IMPORTANT UPDATE on the student led protest by students of Artez against the raise of the tuition fees for non-EU students ( from € 7500,00 in 2019 to € 10.700,00 in 2020). The Executive Board of ArtEZ has invited the initiators to a meeting on possible solutions. We are pleased to share their public response here, together with the initial Open Letter of the students.

Dear Members of the ArtEZ Community;
Dear Students, faculty, colleagues.


Thank you for this impassioned and critical letter that brings focused attention to the values of critical diversity and solidarity for the well-being of our community, especially those who are lesser served and represented. Your care resonates with the larger culture of ‘duty of care’ that ArtEZ aspires for. We see this letter as an opportunity to have a critical and constructive conversation where we get to introspect our collective values and revisit and reframe our next steps in a close conversation with you. Especially in these uncertain times, we appreciate that you appear as such strong interlocutors in a conversation that does not have easy solutions and quick resolutions. We invite you to a personal meeting to understand, evaluate, and make concrete plans to defend and nurture the values that you champion in this letter. We look forward to a collective next step and working together to create better contexts for diversity, inclusion, solidarity, and care, for all our communities, present and future.

Yours Sincerely,
Marjolijn Brussaard
Maarten Bremer

Note: the student initiators of the protest have received a longer, more elaborate letter. 

 

DAI crew and DAI faculty stand in solidarity with the students of ArtEZ.
Read the OPEN LETTER here:   

The below letter was written March 2020 but its publication has been delayed due to the Covid-19 pandemic. The current crisis not only makes this issue more urgent than ever, given the reinstatement of European national borders and the global restrictions on mobility, but also, in light of the dramatic and world changing conditions we see ourselves in, an opening has arisen for a change of heart. Now is a time for international solidarity and cooperation.

6 May 2020

Open letter to Marjolijn Brussaard, Maarten Bremer and Nishant Shah, members of the ArtEZ Executive Board and Pierre Ballings, dr. Adriana Esmeijer, drs. Wilma de Koning, prof. dr. Pauline Louise Meurs and Renzo Martens, members of the ArtEZ Board of Governors:

This is a letter concerning your recent decision to raise tuition fees for ArtEZ non-EU students. This decision was voted unanimously by the above members of the Executive Board and supported by the Board of Governors. We, the undersigned students of ArtEZ, hereby express our fundamental opposition and our commitment to protest and prevent the implementation of this regressive and exclusionary decision.

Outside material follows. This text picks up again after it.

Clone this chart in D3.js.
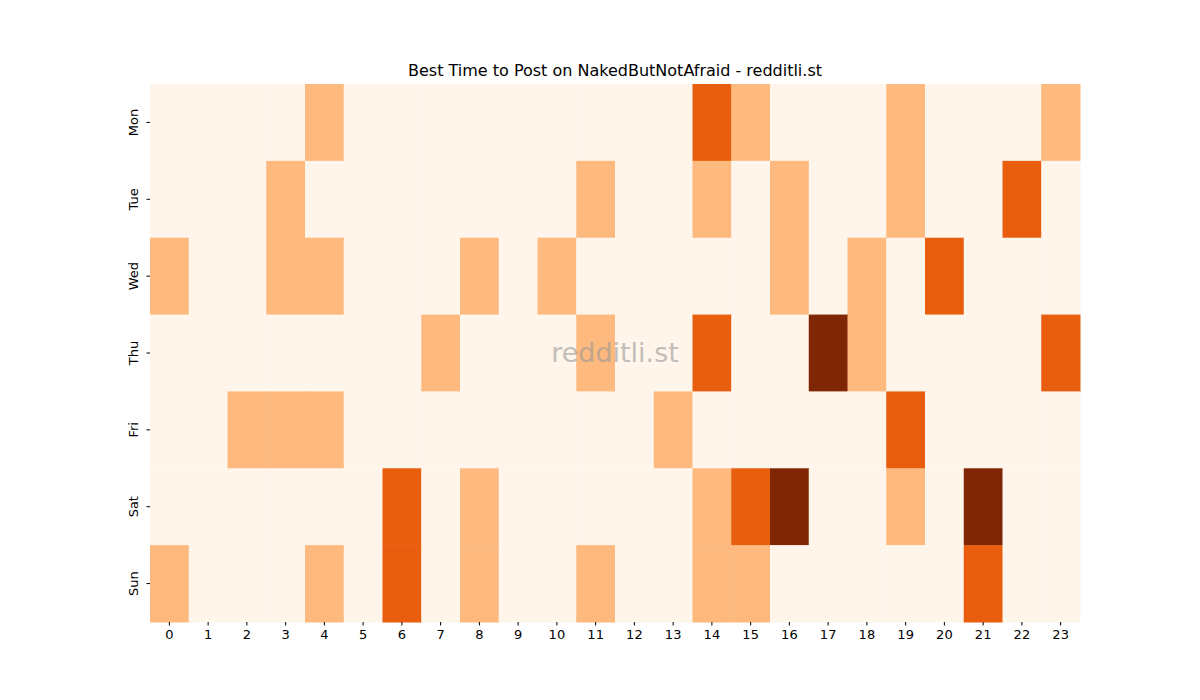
<!DOCTYPE html>
<html><head><meta charset="utf-8">
<script src="https://cdn.jsdelivr.net/npm/d3@7"></script>
<style>body{margin:0;background:#fff}text{font-family:"DejaVu Sans",sans-serif}</style>
</head><body><svg id="c" width="1200" height="700"></svg>
<script>
const days = ["Mon","Tue","Wed","Thu","Fri","Sat","Sun"];
const hours = d3.range(24).map(String);
const mon = [0,0,0,0,1,0,0,0,0,0,0,0,0,0,2,1,0,0,0,1,0,0,0,1];
const tue = [0,0,0,1,0,0,0,0,0,0,0,1,0,0,1,0,1,0,0,1,0,0,2,0];
const wed = [1,0,0,1,1,0,0,0,1,0,1,0,0,0,0,0,1,0,1,0,2,0,0,0];
const thu = [0,0,0,0,0,0,0,1,0,0,0,1,0,0,2,0,0,3,1,0,0,0,0,2];
const fri = [0,0,1,1,1,0,0,0,0,0,0,0,0,1,0,0,0,0,0,2,0,0,0,0];
const sat = [0,0,0,0,0,0,2,0,1,0,0,0,0,0,1,2,3,0,0,1,0,3,0,0];
const sun = [1,0,0,0,1,0,2,0,1,0,0,1,0,0,1,1,0,0,0,0,0,2,0,0];
const rows = [mon,tue,wed,thu,fri,sat,sun];
const title = "Best Time to Post on NakedButNotAfraid - redditli.st";

const svg = d3.select("#c");
const L=150,R=1080,T=84,B=622;
const x = d3.scaleBand().domain(hours).range([L,R]);
const y = d3.scaleBand().domain(days).range([T,B]);
const color = d3.scaleSequential(d3.interpolateOranges).domain([0,3]);
const cells = [];
rows.forEach((r,i)=>r.forEach((v,j)=>cells.push({d:days[i],h:hours[j],v})));
svg.selectAll("rect.c").data(cells).join("rect")
  .attr("x",d=>x(d.h)).attr("y",d=>y(d.d))
  .attr("width",x.bandwidth()+0.5).attr("height",y.bandwidth()+0.5)
  .attr("fill",d=>color(d.v));
const xa = svg.append("g").attr("transform",`translate(0,${B})`).call(d3.axisBottom(x).tickSize(3.5).tickPadding(4));
const ya = svg.append("g").attr("transform",`translate(${L},0)`).call(d3.axisLeft(y).tickSize(3.5).tickPadding(4));
[xa,ya].forEach(a=>{a.select(".domain").remove();a.selectAll("text").attr("font-size",13).attr("fill","#000").attr("font-family","DejaVu Sans");});
ya.selectAll(".tick text").attr("transform","rotate(-90)").attr("text-anchor","middle").attr("x",0).attr("y",-12).attr("dy","0");
svg.append("text").attr("x",615).attr("y",76).attr("text-anchor","middle").attr("font-size",16).text(title);
svg.append("text").attr("x",615).attr("y",362).attr("text-anchor","middle").attr("font-size",27).attr("fill","#999").attr("opacity",0.6).text("redditli.st");
</script></body></html>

The rise in tuition fees for non-EU students on the level of both Bachelor and Master programmes was by no means an obligatory measure. The Board has consistently given the excuse that their hands are tied and that the decision is legally enforced by the state. Given that various other schools in the Netherlands have abstained from implementing such a decision, we demand a second opinion on the legal imperative of your decision.

The decision was that of the board and so the responsibility to answer for it lands at your feet. We are aware that you have been asked for an explanation and have yet to offer one. We write to hold you accountable for your decision and ask:

How do you justify the specific implications of this decision that stand in stark contrast to the proclaimed values of “diversity” and “openness” of the University?

As a regressive and exclusionary decision, can you defend the consequences to the University’s reputation and relevance?

How does this decision affect the study experience of all students at ArtEZ?

The decision to raise the fees for non-EU students by over 40% for masters students and almost 30% for bachelor students is in direct contradiction with the University’s Strategic Plan 2016–2021 and Quality Policy which states that diversity is a must for ArtEZ and calls for “more differences in background, environment and culture.” This is hypocritical and self-contradictory. The raising of non-EU fees erects an economic barrier that will further exclude non-EU students from low economic countries and working class backgrounds. It weakens the programme by admitting students based on their ability to pay instead of their talent and potential. Who will then be able to afford ArtEZ study programmes?

This relates to a wider discussion around the diversity of the national and EU student body. There are already existing conditions that impact the diversity of the student body and this decision further deepens this exclusion.

The reputation of ArtEZ, its value, is accumulated through the success of its students, alumni and faculty. We create the cultural value of the institution and it is this self-perceived value that has led you to believe you can charge higher fees to future non-EU students. We say no.

We, the undersigned, stand in solidarity with all non-EU students of ArtEZ, present, future and most importantly prospective, for those students who will now be unable to attend their studies and for those who will be discouraged from even applying due to this aggressively exclusionary decision.

We, the undersigned, are committed to protest action if this decision is not repealed.